When people are deprived of their liberty, for example by being taken into care, authorisation is usually applied for after the fact, making it difficult to change the situation for the patient. Lawyers described how they had seen “many, many cases in which P is discharged from hospital to a care home against P’s wishes, but no authorisations are applied for at that stage, nor is the Court’s involvement sought.” Once that person is in a care home it is, they said, “exceptionally difficult” to persuade the Court that they should return home. “No matter how vociferously P objects... the status quo usually prevails, and/or the statutory bodies simply refuse to fund care at home for P which means that there is no option of a return home.”
In a further worrying sign for patient’s rights, the submission observed that “There seem to be no penalties for statutory bodies who fail to comply with the Code of Practice or the court’s guidance about authorising a deprivation of liberty in advance.”
The decisions of the court came under scrutiny earlier this month (DEC) when it emerged Italian mother Alessandra Pacchieri had a caesarean section performed against her wishes and that her daughter was later taken into care.
Cases can be very long-winded, in part because of delays with the Official Solicitor’s office, lawyers said. Victoria Butler-Cole, a barrister at 39 Essex Street who put together the submission on behalf of 12 leading lawyers working in the court, said: “It definitely does need speeding up, but the risk if you speed it up too much is that there won’t be a proper opportunity to look into the reality of a situation.”
The cost of applying to the court was also off-putting, according to lawyers, who said they had “examples of cases where people have decided not to apply to the Court for a decision because of the costs.” Reforms to legal aid - and complicated funding rules - have not made this any simpler, they said, explaining that inconsistencies “could result in a miscarriage of justice.”

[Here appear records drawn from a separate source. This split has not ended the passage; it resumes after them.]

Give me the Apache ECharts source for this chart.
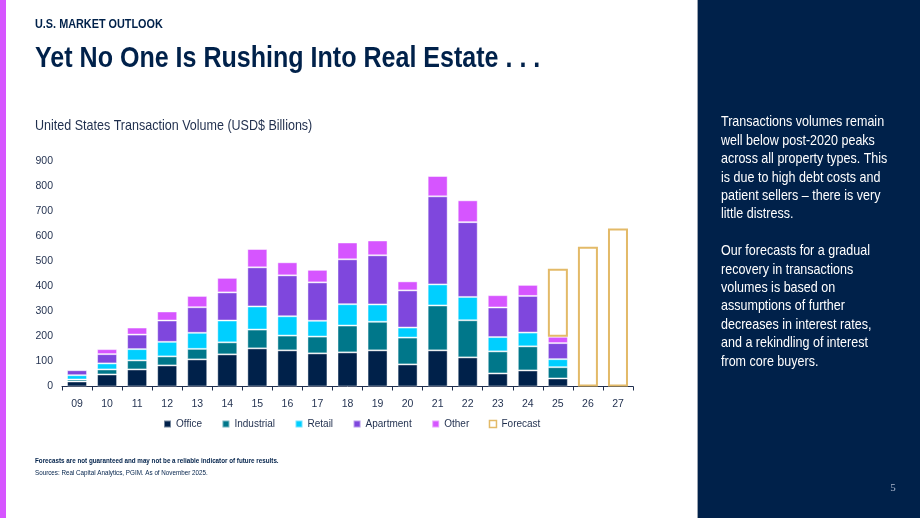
<!DOCTYPE html>
<html>
<head>
<meta charset="utf-8">
<title>U.S. Market Outlook</title>
<script src="https://cdn.jsdelivr.net/npm/echarts@6/dist/echarts.min.js"></script>
<style>
  html, body { margin: 0; padding: 0; background: #fff; }
  #main { width: 920px; height: 518px; }
</style>
</head>
<body>
<div id="main"></div>
<script>
// years 2009 - 2027
var years = ['09','10','11','12','13','14','15','16','17','18','19','20','21','22','23','24','25','26','27'];
var office     = [20, 48, 68, 84, 108, 128, 152, 144, 132, 136, 144, 88, 144, 116, 52, 64, 32, '-', '-'];
var industrial = [8, 20, 36, 36, 42, 48, 75, 59, 67, 107, 114, 107, 179, 148, 88, 96, 45, '-', '-'];
var retail     = [17, 24, 45, 58, 64, 87, 92, 77, 63, 85, 69, 40, 84, 93, 57, 55, 32, '-', '-'];
var apartment  = [20, 37, 58, 85, 102, 112, 156, 163, 153, 179, 196, 148, 351, 298, 118, 146, 64, '-', '-'];
var other      = [4, 20, 28, 36, 45, 58, 73, 52, 50, 67, 59, 36, 81, 87, 49, 44, 25, '-', '-'];
var forecast   = ['-','-','-','-','-','-','-','-','-','-','-','-','-','-','-','-', 271, 557, 630];
var yTicks = [0, 100, 200, 300, 400, 500, 600, 700, 800, 900];

// no narrow font installed, so headline texts get squeezed with scaleX
var sans = '"Liberation Sans", Arial, sans-serif';
var squeeze = 0.835;
var navy = '#00214A';
var ink = '#1F2E4D';

var myChart = echarts.init(document.getElementById('main'));

function seg(name, data, color) {
    return {
        name: name,
        type: 'bar',
        stack: 'total',
        barWidth: 20,
        data: data,
        itemStyle: {
            color: color,
            borderColor: 'rgba(255,255,255,0.45)',
            borderWidth: 1
        }
    };
}

function txt(x, y, text, font, fill, extra) {
    var style = { text: text, fill: fill, font: font, textVerticalAlign: 'middle' };
    for (var k in (extra || {})) { style[k] = extra[k]; }
    return { type: 'text', x: x, y: y, scaleX: squeeze, style: style };
}

var option = {
    animation: false,
    backgroundColor: '#ffffff',
    textStyle: { fontFamily: sans },
    graphic: [
        // magenta stripe on the left
        { type: 'rect', shape: { x: 0, y: 0, width: 6, height: 518 }, style: { fill: '#D655FF' } },
        // right panel
        { type: 'rect', shape: { x: 698, y: 0, width: 222, height: 518 }, style: { fill: '#00214A' } },
        { type: 'rect', shape: { x: 697, y: 0, width: 1, height: 518 }, style: { fill: '#9aa3b0' } },
        txt(35, 24, 'U.S. MARKET OUTLOOK', 'bold 13px ' + sans, navy),
        txt(35, 59, 'Yet No One Is Rushing Into Real Estate . . .', 'bold 30px ' + sans, navy),
        txt(35, 126, 'United States Transaction Volume (USD$ Billions)', '15px ' + sans, ink),
        txt(35, 461, 'Forecasts are not guaranteed and may not be a reliable indicator of future results.', 'bold 7.5px ' + sans, navy),
        txt(35, 473, 'Sources: Real Capital Analytics, PGIM. As of November 2025.', '7.5px ' + sans, navy),
        txt(721, 113,
            'Transactions volumes remain\nwell below post-2020 peaks\nacross all property types. This\nis due to high debt costs and\npatient sellers \u2013 there is very\nlittle distress.\n\nOur forecasts for a gradual\nrecovery in transactions\nvolumes is based on\nassumptions of further\ndecreases in interest rates,\nand a rekindling of interest\nfrom core buyers.',
            '15px ' + sans, '#ffffff', { lineHeight: 18.4, textVerticalAlign: 'top' }),
        { type: 'text', x: 893, y: 488, style: { text: '5', fill: '#A9B6CC', font: '11px "Liberation Serif", serif', textAlign: 'center', textVerticalAlign: 'middle' } }
    ],
    legend: {
        left: 163,
        top: 419,
        padding: 0,
        itemWidth: 7,
        itemHeight: 7,
        itemGap: 19.5,
        icon: 'rect',
        textStyle: { color: ink, fontSize: 10, fontFamily: sans },
        data: [
            { name: 'Office' },
            { name: 'Industrial' },
            { name: 'Retail' },
            { name: 'Apartment' },
            { name: 'Other' },
            { name: 'Forecast', itemStyle: { color: '#ffffff', borderColor: '#E3BA68', borderWidth: 1.5 } }
        ]
    },
    grid: { left: 62, right: 287, top: 160.7, bottom: 131.5, containLabel: false },
    xAxis: {
        type: 'category',
        data: years,
        axisLine: { lineStyle: { color: ink, width: 1 } },
        axisTick: { show: true, length: 4, lineStyle: { color: ink } },
        axisLabel: { color: ink, fontSize: 10.5, margin: 12, fontFamily: sans }
    },
    yAxis: {
        type: 'value',
        min: yTicks[0],
        max: yTicks[yTicks.length - 1],
        interval: 100,
        splitLine: { show: false },
        axisLine: { show: false },
        axisTick: { show: false },
        axisLabel: { color: ink, fontSize: 10.5, margin: 9, fontFamily: sans }
    },
    series: [
        seg('Office', office, '#00214A'),
        seg('Industrial', industrial, '#00778A'),
        seg('Retail', retail, '#00CFFF'),
        seg('Apartment', apartment, '#7F47DD'),
        seg('Other', other, '#D655FF'),
        {
            name: 'Forecast',
            type: 'bar',
            stack: 'total',
            barWidth: 20,
            data: forecast,
            itemStyle: {
                color: 'rgba(255,255,255,0)',
                borderColor: '#E3BA68',
                borderWidth: 2
            }
        }
    ]
};

myChart.setOption(option);
</script>
</body>
</html>
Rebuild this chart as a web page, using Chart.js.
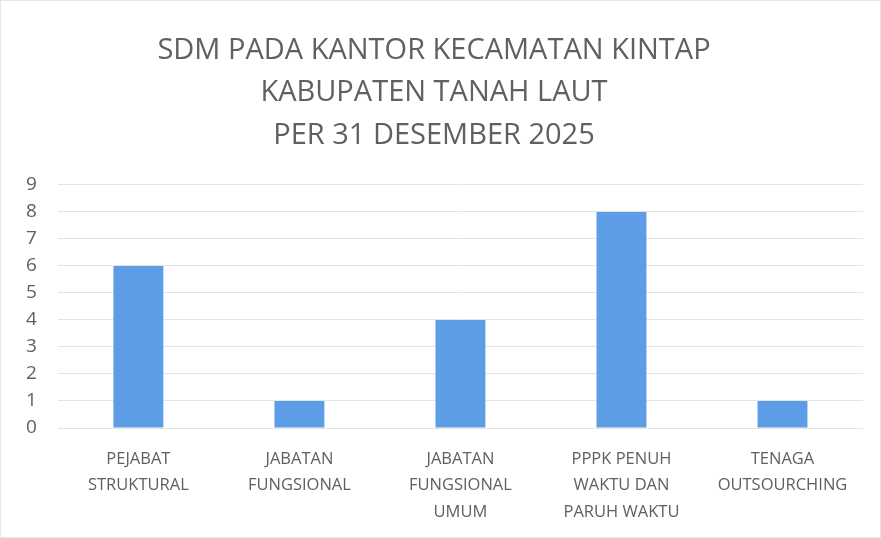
<!DOCTYPE html>
<html>
<head>
<meta charset="utf-8">
<script src="https://cdn.jsdelivr.net/npm/chart.js"></script>
<style>
  html, body { margin: 0; padding: 0; background: #ffffff; }
  #wrap { position: relative; width: 881px; height: 538px; outline: 1px solid #e6e6e6; outline-offset: -1px; }
</style>
</head>
<body>
<div id="wrap"><canvas id="chart"></canvas></div>
<script>
// Data
const categories = [
    ['PEJABAT', 'STRUKTURAL'],
    ['JABATAN', 'FUNGSIONAL'],
    ['JABATAN', 'FUNGSIONAL', 'UMUM'],
    ['PPPK PENUH', 'WAKTU DAN', 'PARUH WAKTU'],
    ['TENAGA', 'OUTSOURCHING']
];
const values = [6, 1, 4, 8, 1];
const titleLines = [
    'SDM PADA KANTOR KECAMATAN KINTAP',
    'KABUPATEN TANAH LAUT',
    'PER 31 DESEMBER 2025'
];

const textColor = '#606060';
const fontFamily = "'Open Sans', 'Noto Sans', sans-serif";

new Chart(document.getElementById('chart'), {
    type: 'bar',
    data: {
        labels: categories,
        datasets: [{
            data: values,
            backgroundColor: '#5c9de6',
            borderWidth: 0,
            barPercentage: 0.31,
            categoryPercentage: 1
        }]
    },
    options: {
        responsive: true,
        maintainAspectRatio: false,
        animation: false,
        layout: {
            padding: { left: 5, right: 18, top: 29, bottom: 8 }
        },
        plugins: {
            legend: { display: false },
            tooltip: { enabled: false },
            title: {
                display: true,
                text: titleLines,
                color: textColor,
                font: { family: fontFamily, size: 29, weight: 'normal', lineHeight: 1.47 },
                padding: { top: 0, bottom: 28 }
            }
        },
        scales: {
            x: {
                grid: { display: false },
                border: { display: false },
                afterFit: (scale) => { scale.height = 102; },
                ticks: {
                    color: textColor,
                    font: { family: fontFamily, size: 16.5, lineHeight: 1.6 },
                    maxRotation: 0,
                    autoSkip: false,
                    padding: 10
                }
            },
            y: {
                min: 0,
                max: 9,
                grid: { color: '#e4e4e4', lineWidth: 1, drawTicks: false },
                border: { display: false },
                ticks: {
                    stepSize: 1,
                    color: textColor,
                    font: { family: fontFamily, size: 19 },
                    padding: 21
                }
            }
        }
    }
});
</script>
</body>
</html>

A Ministry of Justice spokesman said: “The Mental Capacity Act was created to protect the interests of some of the most vulnerable people in our society and we want to ensure it continues to fulfil that purpose. We are grateful to the Lords Select Committee for their ongoing work in this area and will give careful consideration to their final report and recommendations when they are published next year.”
A spokesman for the Judiciary said: “We await the findings and conclusions of the Lords' committee which will be considering these allegations and a wide range of evidence, including evidence taken from judges.”